The line containing "ax2 = fig.add_axes([0.6094, 0.1685, 0.3736, 0.6232])" marks the end: extract everything from the first line of the data through that line, exactly, with no pictures.

+---+

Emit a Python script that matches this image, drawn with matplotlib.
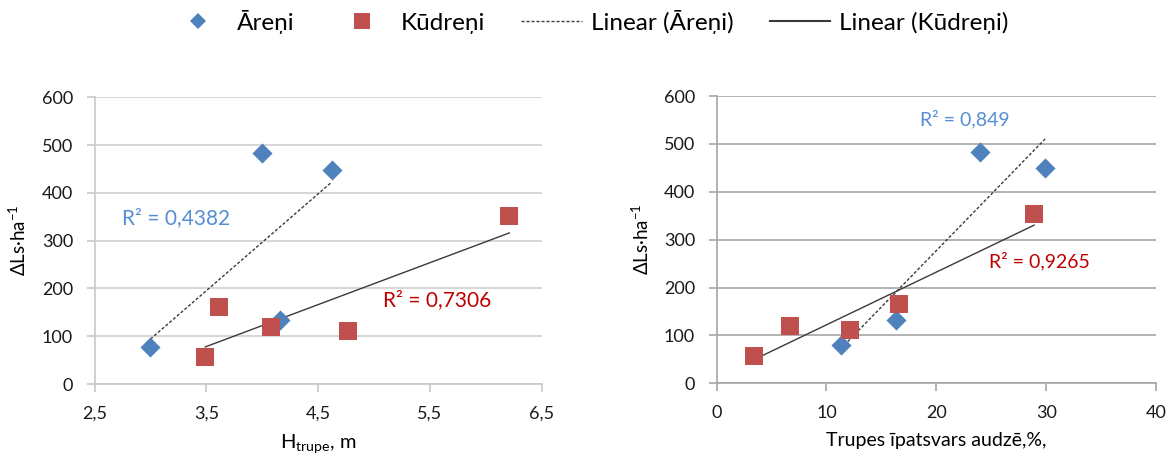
import numpy as np
import matplotlib
matplotlib.use("Agg")
import matplotlib.pyplot as plt
from matplotlib.lines import Line2D

plt.rcParams["font.family"] = ["Lato", "DejaVu Sans"]

# left panel: tree height (m)
h_areni = [3.0, 4.0, 4.62, 4.16]
ls_h_areni = [78, 484, 447, 133]
h_kudreni = [3.49, 3.61, 4.08, 4.77, 6.21]
ls_h_kudreni = [56, 162, 120, 111, 352]

# right panel: share in stand (%)
p_areni = [11.3, 16.3, 24.0, 29.9]
ls_p_areni = [79, 132, 484, 449]
p_kudreni = [3.44, 6.68, 12.1, 16.6, 28.9]
ls_p_kudreni = [57, 120, 111, 165, 353]

left_xticks = [2.5, 3.5, 4.5, 5.5, 6.5]
left_xlabels = ["2,5", "3,5", "4,5", "5,5", "6,5"]
right_xticks = [0, 10, 20, 30, 40]
yticks = [0, 100, 200, 300, 400, 500, 600]

r2_left = ["R² = 0,4382", "R² = 0,7306"]
r2_right = ["R² = 0,849", "R² = 0,9265"]

BLUE = "#4f81bd"
RED = "#c0504d"
TXT_BLUE = "#558ed5"
TXT_RED = "#c00000"
TREND = "#3a3a3a"
DOTTED = (0, (2.2, 1.4))


def trend(ax, x, y, ls):
    k, b = np.polyfit(x, y, 1)
    xs = np.array([min(x), max(x)])
    ax.plot(xs, k * xs + b, color=TREND, lw=1.0, ls=ls, zorder=2)


def style_axes(ax, gridc, spinec):
    ax.set_ylim(0, 600)
    ax.set_yticks(yticks)
    ax.yaxis.grid(True, color=gridc, lw=1.2)
    ax.set_axisbelow(True)
    for s in ["top", "right"]:
        ax.spines[s].set_visible(False)
    for s in ["left", "bottom"]:
        ax.spines[s].set_color(spinec)
        ax.spines[s].set_linewidth(1.2)
    ax.tick_params(axis="both", colors=spinec, labelcolor="#1a1a1a",
                   labelsize=13, length=5.5, width=1.2)
    ax.tick_params(axis="y", pad=10)
    ax.tick_params(axis="x", pad=10)
    ax.set_ylabel("ΔLs·ha$^{\\mathregular{-1}}$", fontsize=13.5, labelpad=9)


fig = plt.figure(figsize=(11.76, 4.61), dpi=100)
ax1 = fig.add_axes([0.0804, 0.167, 0.3803, 0.622])
ax2 = fig.add_axes([0.6094, 0.1685, 0.3736, 0.6232])

# left panel
style_axes(ax1, "#cfcfcf", "#c8c8c8")
ax1.set_xlim(2.5, 6.5)
ax1.set_xticks(left_xticks)
ax1.set_xticklabels(left_xlabels)
ax1.scatter(h_areni, ls_h_areni, marker="D", s=105, color=BLUE, zorder=3, linewidths=0)
ax1.scatter(h_kudreni, ls_h_kudreni, marker="s", s=150, color=RED, zorder=3, linewidths=0)
trend(ax1, h_areni, ls_h_areni, DOTTED)
trend(ax1, h_kudreni, ls_h_kudreni, "-")
ax1.text(2.746, 347, r2_left[0], color=TXT_BLUE, fontsize=15, va="center")
ax1.text(5.077, 176, r2_left[1], color=TXT_RED, fontsize=15, va="center")
ax1.set_xlabel("H$_{\\mathregular{trupe}}$, m", fontsize=14.5, labelpad=8)

# right panel
style_axes(ax2, "#a6a6a6", "#a6a6a6")
ax2.set_xlim(0, 40)
ax2.set_xticks(right_xticks)
ax2.scatter(p_areni, ls_p_areni, marker="D", s=105, color=BLUE, zorder=3, linewidths=0)
ax2.scatter(p_kudreni, ls_p_kudreni, marker="s", s=150, color=RED, zorder=3, linewidths=0)
trend(ax2, p_areni, ls_p_areni, DOTTED)
trend(ax2, p_kudreni, ls_p_kudreni, "-")
ax2.text(18.5, 552, r2_right[0], color=TXT_BLUE, fontsize=14, va="center")
ax2.text(24.8, 256, r2_right[1], color=TXT_RED, fontsize=14, va="center")
ax2.set_xlabel("Trupes īpatsvars audzē,%,", fontsize=14, labelpad=8)

handles = [
    Line2D([], [], ls="none", marker="D", ms=8, color=BLUE, mew=0),
    Line2D([], [], ls="none", marker="s", ms=11, color=RED, mew=0),
    Line2D([], [], ls=DOTTED, color=TREND, lw=1.0),
    Line2D([], [], ls="-", color=TREND, lw=1.5),
]
labels = ["Āreņi", "Kūdreņi", "Linear (Āreņi)", "Linear (Kūdreņi)"]
fig.legend(handles, labels, loc="center", bbox_to_anchor=(0.5, 1 - 22 / 461),
           ncol=4, frameon=False, fontsize=17.5, handlelength=2.5,
           handletextpad=0.35, columnspacing=1.5)

fig.savefig("out.png", dpi=100)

+---+

SOLUTION FOR THIS TASK:
Emit a Python script that matches this image, drawn with matplotlib.
import numpy as np
import matplotlib
matplotlib.use("Agg")
import matplotlib.pyplot as plt
from matplotlib.lines import Line2D

plt.rcParams["font.family"] = ["Lato", "DejaVu Sans"]

# left panel: tree height (m)
h_areni = [3.0, 4.0, 4.62, 4.16]
ls_h_areni = [78, 484, 447, 133]
h_kudreni = [3.49, 3.61, 4.08, 4.77, 6.21]
ls_h_kudreni = [56, 162, 120, 111, 352]

# right panel: share in stand (%)
p_areni = [11.3, 16.3, 24.0, 29.9]
ls_p_areni = [79, 132, 484, 449]
p_kudreni = [3.44, 6.68, 12.1, 16.6, 28.9]
ls_p_kudreni = [57, 120, 111, 165, 353]

left_xticks = [2.5, 3.5, 4.5, 5.5, 6.5]
left_xlabels = ["2,5", "3,5", "4,5", "5,5", "6,5"]
right_xticks = [0, 10, 20, 30, 40]
yticks = [0, 100, 200, 300, 400, 500, 600]

r2_left = ["R² = 0,4382", "R² = 0,7306"]
r2_right = ["R² = 0,849", "R² = 0,9265"]

BLUE = "#4f81bd"
RED = "#c0504d"
TXT_BLUE = "#558ed5"
TXT_RED = "#c00000"
TREND = "#3a3a3a"
DOTTED = (0, (2.2, 1.4))


def trend(ax, x, y, ls):
    k, b = np.polyfit(x, y, 1)
    xs = np.array([min(x), max(x)])
    ax.plot(xs, k * xs + b, color=TREND, lw=1.0, ls=ls, zorder=2)


def style_axes(ax, gridc, spinec):
    ax.set_ylim(0, 600)
    ax.set_yticks(yticks)
    ax.yaxis.grid(True, color=gridc, lw=1.2)
    ax.set_axisbelow(True)
    for s in ["top", "right"]:
        ax.spines[s].set_visible(False)
    for s in ["left", "bottom"]:
        ax.spines[s].set_color(spinec)
        ax.spines[s].set_linewidth(1.2)
    ax.tick_params(axis="both", colors=spinec, labelcolor="#1a1a1a",
                   labelsize=13, length=5.5, width=1.2)
    ax.tick_params(axis="y", pad=10)
    ax.tick_params(axis="x", pad=10)
    ax.set_ylabel("ΔLs·ha$^{\\mathregular{-1}}$", fontsize=13.5, labelpad=9)


fig = plt.figure(figsize=(11.76, 4.61), dpi=100)
ax1 = fig.add_axes([0.0804, 0.167, 0.3803, 0.622])
ax2 = fig.add_axes([0.6094, 0.1685, 0.3736, 0.6232])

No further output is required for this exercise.